- [Exercise instructions] Everything from the first line down to the line containing "['#000080', '#000080', '#FF00FF', '#000080'];" is to be retyped exactly, both ends included, with pictures left out.

- [Supplied material]
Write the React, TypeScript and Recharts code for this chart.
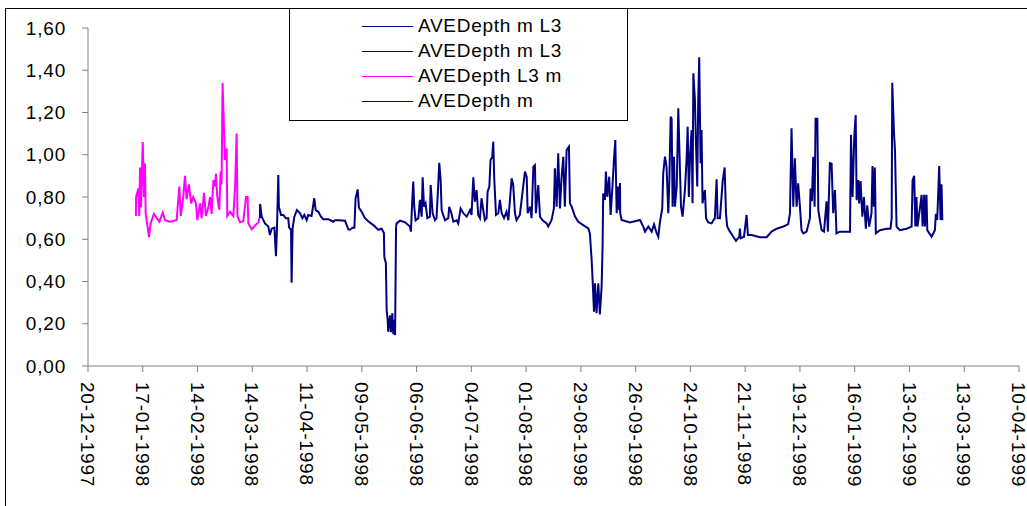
import React from 'react';
import { LineChart, Line, XAxis, YAxis, Legend } from 'recharts';

// Day offsets are counted from START_DATE (20-12-1997); values are depths in m.
const START_DATE = Date.UTC(1997, 11, 20);
const DAY_MS = 86400000;

const tickLabels = [
  '20-12-1997', '17-01-1998', '14-02-1998', '14-03-1998', '11-04-1998', '09-05-1998',
  '06-06-1998', '04-07-1998', '01-08-1998', '29-08-1998', '26-09-1998', '24-10-1998',
  '21-11-1998', '19-12-1998', '16-01-1999', '13-02-1999', '13-03-1999', '10-04-1999',
];
const yTicks = [0, 0.2, 0.4, 0.6, 0.8, 1.0, 1.2, 1.4, 1.6];

const seriesNames = ['AVEDepth m L3', 'AVEDepth m L3', 'AVEDepth L3 m', 'AVEDepth m'];
const seriesColors = ['#000080', '#000080', '#FF00FF', '#000080'];

// AVEDepth L3 m (magenta)
const depthL3m: [number, number][] = [
  [24.5, 0.71], [24.6, 0.8], [25.7, 0.84], [26.2, 0.71], [26.6, 0.94], [27.1, 0.75], [28.0, 1.06],
  [28.6, 0.8], [29.1, 0.96], [29.5, 0.72], [30.0, 0.69], [31.2, 0.61], [32.0, 0.675], [33.7, 0.72],
  [35.1, 0.7], [36.5, 0.683], [38.2, 0.726], [39.4, 0.69], [41.9, 0.683], [45.3, 0.69], [46.7, 0.85],
  [47.4, 0.71], [48.7, 0.8], [49.6, 0.9], [50.4, 0.79], [51.6, 0.86], [52.7, 0.77], [53.8, 0.8],
  [55.2, 0.77], [55.9, 0.69], [57.3, 0.77], [58.1, 0.7], [59.3, 0.82], [60.3, 0.71], [61.5, 0.75],
  [62.4, 0.8], [63.2, 0.72], [64.1, 0.88], [64.9, 0.85], [65.4, 0.91], [66.1, 0.8], [67.1, 0.74],
  [67.8, 0.92], [68.3, 0.86], [68.8, 1.34], [69.5, 1.13], [70.0, 0.975], [70.9, 1.03], [71.2, 0.71],
  [72.6, 0.73], [74.3, 0.71], [75.2, 0.85], [76.0, 1.1], [76.4, 0.71], [77.7, 0.68], [79.4, 0.685],
  [80.8, 0.8], [81.6, 0.8], [82.0, 0.675], [83.7, 0.647], [85.4, 0.665], [87.1, 0.68], [87.6, 0.7],
];

// AVEDepth m L3 (first)
const depthML3a: [number, number][] = [
  [87.9, 0.7], [88.0, 0.767], [88.8, 0.707], [90.5, 0.675], [92.2, 0.66], [93.0, 0.62], [93.9, 0.65],
  [95.3, 0.655], [96.1, 0.52], [96.6, 0.645], [97.3, 0.904], [97.6, 0.754], [98.7, 0.715], [99.9, 0.715],
  [101.1, 0.7], [102.4, 0.7], [102.8, 0.656], [103.8, 0.645], [104.1, 0.394], [104.6, 0.65], [105.5, 0.707],
  [106.8, 0.738], [108.4, 0.723], [109.6, 0.7], [110.6, 0.715], [111.8, 0.69], [112.6, 0.715], [114.3, 0.71],
  [115.7, 0.794], [116.4, 0.738], [117.8, 0.73], [119.1, 0.707], [120.3, 0.695], [122.9, 0.695],
  [125.4, 0.683], [126.3, 0.69], [128.0, 0.69], [131.4, 0.688], [133.1, 0.647], [134.0, 0.645],
  [135.3, 0.655], [136.2, 0.655], [136.8, 0.794], [137.9, 0.836], [138.5, 0.75], [139.9, 0.73],
  [141.6, 0.7], [143.6, 0.683], [145.9, 0.667], [148.4, 0.645], [150.1, 0.65], [151.3, 0.63],
  [151.5, 0.517], [152.3, 0.486], [152.7, 0.265], [153.2, 0.218], [153.5, 0.162], [154.4, 0.24],
  [154.9, 0.16], [155.6, 0.25], [156.1, 0.15], [156.6, 0.218], [157.0, 0.146], [157.5, 0.66],
];

// AVEDepth m L3 (second)
const depthML3b: [number, number][] = [
  [157.5, 0.66], [157.8, 0.675], [159.5, 0.688], [162.1, 0.68], [164.6, 0.66], [165.1, 0.636],
  [165.8, 0.786], [166.3, 0.873], [166.8, 0.754], [167.5, 0.69], [168.9, 0.7], [169.7, 0.786],
  [170.6, 0.707], [171.1, 0.893], [171.8, 0.754], [172.6, 0.77], [173.5, 0.7], [174.8, 0.707],
  [175.2, 0.857], [176.2, 0.723], [177.4, 0.69], [178.2, 0.7], [179.1, 0.865], [179.6, 0.962],
  [180.3, 0.88], [180.8, 0.738], [182.5, 0.69], [184.2, 0.7], [184.7, 0.754], [185.6, 0.73],
  [186.8, 0.683], [188.5, 0.69], [189.3, 0.675], [190.5, 0.746], [191.9, 0.723], [193.6, 0.707],
  [195.3, 0.738], [196.1, 0.715], [197.0, 0.893], [197.8, 0.778], [198.7, 0.833], [199.5, 0.715],
  [200.4, 0.7], [201.2, 0.794], [202.1, 0.738], [202.9, 0.69], [203.8, 0.7], [204.3, 0.825],
  [205.2, 0.849], [205.8, 0.975], [206.7, 0.99], [207.2, 1.062], [207.7, 0.888], [208.6, 0.715],
  [209.8, 0.723], [210.6, 0.786], [211.5, 0.723], [212.7, 0.7], [214.0, 0.73], [214.9, 0.69],
  [216.6, 0.888], [217.4, 0.857], [218.3, 0.723], [219.1, 0.69], [220.8, 0.715], [223.4, 0.92],
  [224.3, 0.896], [224.8, 0.723], [226.0, 0.754], [226.8, 0.7], [227.7, 0.944], [228.5, 0.951],
  [229.0, 0.723], [230.2, 0.857], [231.1, 0.707], [232.4, 0.69], [234.5, 0.675], [235.3, 0.66],
  [237.0, 0.69], [238.2, 0.746], [238.7, 0.936], [239.6, 0.754], [240.4, 1.007], [241.3, 0.746],
  [242.1, 0.888], [243.0, 0.99], [243.8, 0.754], [244.7, 1.022], [245.9, 1.038], [246.4, 0.77],
  [247.3, 0.754], [249.0, 0.707], [250.7, 0.683], [253.2, 0.667], [255.8, 0.651], [256.6, 0.628],
  [257.5, 0.502], [258.0, 0.407], [258.7, 0.257], [259.2, 0.391], [260.0, 0.25], [260.9, 0.391],
  [261.7, 0.244], [262.6, 0.375], [263.1, 0.565], [263.4, 0.817], [264.3, 0.786], [264.8, 0.92],
  [265.5, 0.801], [266.5, 0.896], [267.2, 0.715], [268.2, 0.857], [268.9, 0.975], [269.6, 1.07],
  [270.3, 0.723], [271.1, 0.849], [271.6, 0.738], [272.0, 0.866],
];

// AVEDepth m
const depthM: [number, number][] = [
  [272.0, 0.866], [272.1, 0.723], [272.8, 0.691], [277.1, 0.68], [282.2, 0.691], [283.9, 0.66],
  [284.8, 0.636], [286.5, 0.66], [288.2, 0.636], [289.4, 0.67], [290.7, 0.63], [291.6, 0.612],
  [292.4, 0.68], [293.6, 0.746], [294.1, 0.912], [295.0, 0.991], [295.8, 0.944], [296.7, 0.723],
  [297.2, 0.865], [297.9, 1.18], [298.4, 1.17], [298.9, 0.754], [299.6, 0.991], [300.1, 0.754],
  [301.0, 0.85], [301.8, 1.22], [302.7, 0.912], [303.2, 0.754], [304.0, 0.707], [305.2, 0.833],
  [306.1, 0.991], [306.6, 1.133], [307.2, 0.8], [307.8, 0.991], [308.6, 1.117], [309.1, 0.77],
  [309.5, 1.386], [310.3, 1.26], [310.8, 1.07], [311.5, 0.85], [312.0, 1.26], [312.5, 1.461],
  [313.2, 0.96], [313.7, 1.117], [314.2, 0.77], [315.4, 0.833], [316.0, 0.7], [317.1, 0.68],
  [318.8, 0.675], [320.5, 0.7], [321.4, 0.884], [321.9, 0.7], [323.1, 0.7], [324.5, 0.875],
  [325.5, 0.94], [326.2, 0.72], [326.8, 0.66], [328.2, 0.636], [329.9, 0.612], [331.3, 0.593],
  [333.0, 0.612], [333.3, 0.65], [333.7, 0.605], [335.4, 0.612], [336.7, 0.715], [337.4, 0.62],
  [339.3, 0.62], [343.5, 0.61], [347.0, 0.61], [349.5, 0.636], [352.1, 0.65], [355.5, 0.66],
  [358.0, 0.672], [358.9, 0.723], [359.7, 1.125], [360.6, 0.754], [361.4, 0.983], [362.3, 0.754],
  [363.1, 0.865], [364.0, 0.754], [364.8, 0.643], [365.7, 0.628], [367.4, 0.636], [369.1, 0.7],
  [369.4, 0.84], [370.1, 0.78], [370.8, 0.99], [371.5, 0.754], [372.0, 1.17], [372.9, 1.17],
  [373.4, 0.738], [374.2, 0.69], [375.1, 0.643], [376.3, 0.636], [377.6, 0.78], [378.3, 0.636],
  [379.3, 0.96], [380.2, 0.957], [381.0, 0.723], [381.9, 0.833], [382.7, 0.628], [384.4, 0.636],
  [387.9, 0.636], [389.6, 0.636], [390.1, 1.094], [390.9, 0.8], [391.8, 1.09], [392.5, 1.188],
  [393.0, 0.785], [393.8, 0.88], [394.3, 0.77], [395.0, 0.875], [395.9, 0.707], [396.7, 0.8],
  [397.7, 0.65], [398.4, 0.76], [399.4, 0.66], [400.6, 0.723], [401.1, 0.947], [401.8, 0.754],
  [402.3, 0.94], [402.8, 0.628], [404.9, 0.643], [408.3, 0.65], [410.3, 0.65], [410.9, 0.7],
  [411.2, 1.341], [412.1, 1.1], [412.6, 1.02], [413.4, 0.66], [415.1, 0.643], [418.5, 0.65],
  [421.1, 0.66], [421.6, 0.88], [422.4, 0.9], [423.0, 0.66], [423.6, 0.8], [424.1, 0.66],
  [425.0, 0.723], [426.2, 0.81], [426.7, 0.66], [427.5, 0.81], [427.9, 0.66], [428.7, 0.81],
  [429.1, 0.643], [431.3, 0.612], [433.0, 0.643], [433.5, 0.72], [434.2, 0.691], [435.2, 0.947],
  [435.9, 0.691], [436.4, 0.86], [436.8, 0.69],
];

const FONT = '"Liberation Sans", Arial, sans-serif';

const toRows = (arr: [number, number][]) => arr.map(([d, v]) => ({ d, v }));

const parseLabel = (s: string) => {
  const [dd, mm, yyyy] = s.split('-').map(Number);
  return Math.round((Date.UTC(yyyy, mm - 1, dd) - START_DATE) / DAY_MS);
};
const xTicks = tickLabels.map(parseLabel);

const fmtDay = (d: number) => {
  const dt = new Date(START_DATE + d * DAY_MS);
  const p = (n: number) => String(n).padStart(2, '0');
  return `${p(dt.getUTCDate())}-${p(dt.getUTCMonth() + 1)}-${dt.getUTCFullYear()}`;
};

const XTick = (props: any) => {
  const { x, y, payload } = props;
  return (
    <text
      x={x}
      y={y}
      dy="0.36em"
      transform={`rotate(90, ${x}, ${y})`}
      textAnchor="start"
      fontSize={19}
      fontFamily={FONT}
      fill="#000"
      style={{ letterSpacing: '0.8px' }}
    >
      {fmtDay(payload.value)}
    </text>
  );
};

const LegendBox = () => (
  <div
    style={{
      position: 'relative',
      width: 339,
      height: 113,
      boxSizing: 'border-box',
      border: '1px solid #000',
      background: '#fff',
      fontFamily: FONT,
      fontSize: 19,
      letterSpacing: '0.7px',
      color: '#000',
    }}
  >
    {seriesNames.map((name, i) => (
      <div key={i} style={{ position: 'absolute', left: 72, top: 17 + i * 25 - 12, height: 24, display: 'flex', alignItems: 'center' }}>
        <div style={{ width: 51, height: 0, borderTop: `1.5px solid ${seriesColors[i]}`, marginRight: 5 }} />
        <span style={{ whiteSpace: 'nowrap', lineHeight: '24px' }}>{name}</span>
      </div>
    ))}
  </div>
);

const seriesData = [depthML3a, depthML3b, depthL3m, depthM].map(toRows);

export default function App() {
  return (
    <div style={{ position: 'absolute', left: 0, top: 0, width: 1027, height: 506, overflow: 'hidden', background: '#fff' }}>
      <div
        style={{
          position: 'absolute',
          left: 5,
          top: 8,
          width: 1060,
          height: 560,
          border: '1px solid #000',
          boxSizing: 'border-box',
        }}
      />
      <LineChart width={1027} height={506} margin={{ top: 28, right: 8, bottom: 10, left: 0 }}>
        <XAxis
          dataKey="d"
          type="number"
          domain={[0, 476]}
          ticks={xTicks}
          interval={0}
          height={130}
          tickSize={6}
          tickMargin={10}
          tick={<XTick />}
          stroke="#808080"
          allowDataOverflow
        />
        <YAxis
          type="number"
          domain={[0, 1.6]}
          ticks={yTicks}
          interval={0}
          width={88}
          tickSize={6}
          tickMargin={16}
          stroke="#808080"
          tick={{ fill: '#000', fontSize: 19, fontFamily: FONT, style: { letterSpacing: '0.8px' } }}
          tickFormatter={(v: number) => v.toFixed(2).replace('.', ',')}
        />
        <Legend
          layout="horizontal"
          verticalAlign="middle"
          align="center"
          content={() => <LegendBox />}
          wrapperStyle={{ position: 'absolute', left: 289, top: 8, width: 339, height: 113 }}
        />
        {seriesData.map((rows, i) => (
          <Line
            key={i}
            data={rows}
            dataKey="v"
            name={seriesNames[i]}
            type="linear"
            stroke={seriesColors[i]}
            strokeWidth={2}
            dot={false}
            activeDot={false}
            isAnimationActive={false}
          />
        ))}
      </LineChart>
    </div>
  );
}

- [Output]
Write the React, TypeScript and Recharts code for this chart.
import React from 'react';
import { LineChart, Line, XAxis, YAxis, Legend } from 'recharts';

// Day offsets are counted from START_DATE (20-12-1997); values are depths in m.
const START_DATE = Date.UTC(1997, 11, 20);
const DAY_MS = 86400000;

const tickLabels = [
  '20-12-1997', '17-01-1998', '14-02-1998', '14-03-1998', '11-04-1998', '09-05-1998',
  '06-06-1998', '04-07-1998', '01-08-1998', '29-08-1998', '26-09-1998', '24-10-1998',
  '21-11-1998', '19-12-1998', '16-01-1999', '13-02-1999', '13-03-1999', '10-04-1999',
];
const yTicks = [0, 0.2, 0.4, 0.6, 0.8, 1.0, 1.2, 1.4, 1.6];

const seriesNames = ['AVEDepth m L3', 'AVEDepth m L3', 'AVEDepth L3 m', 'AVEDepth m'];
const seriesColors = ['#000080', '#000080', '#FF00FF', '#000080'];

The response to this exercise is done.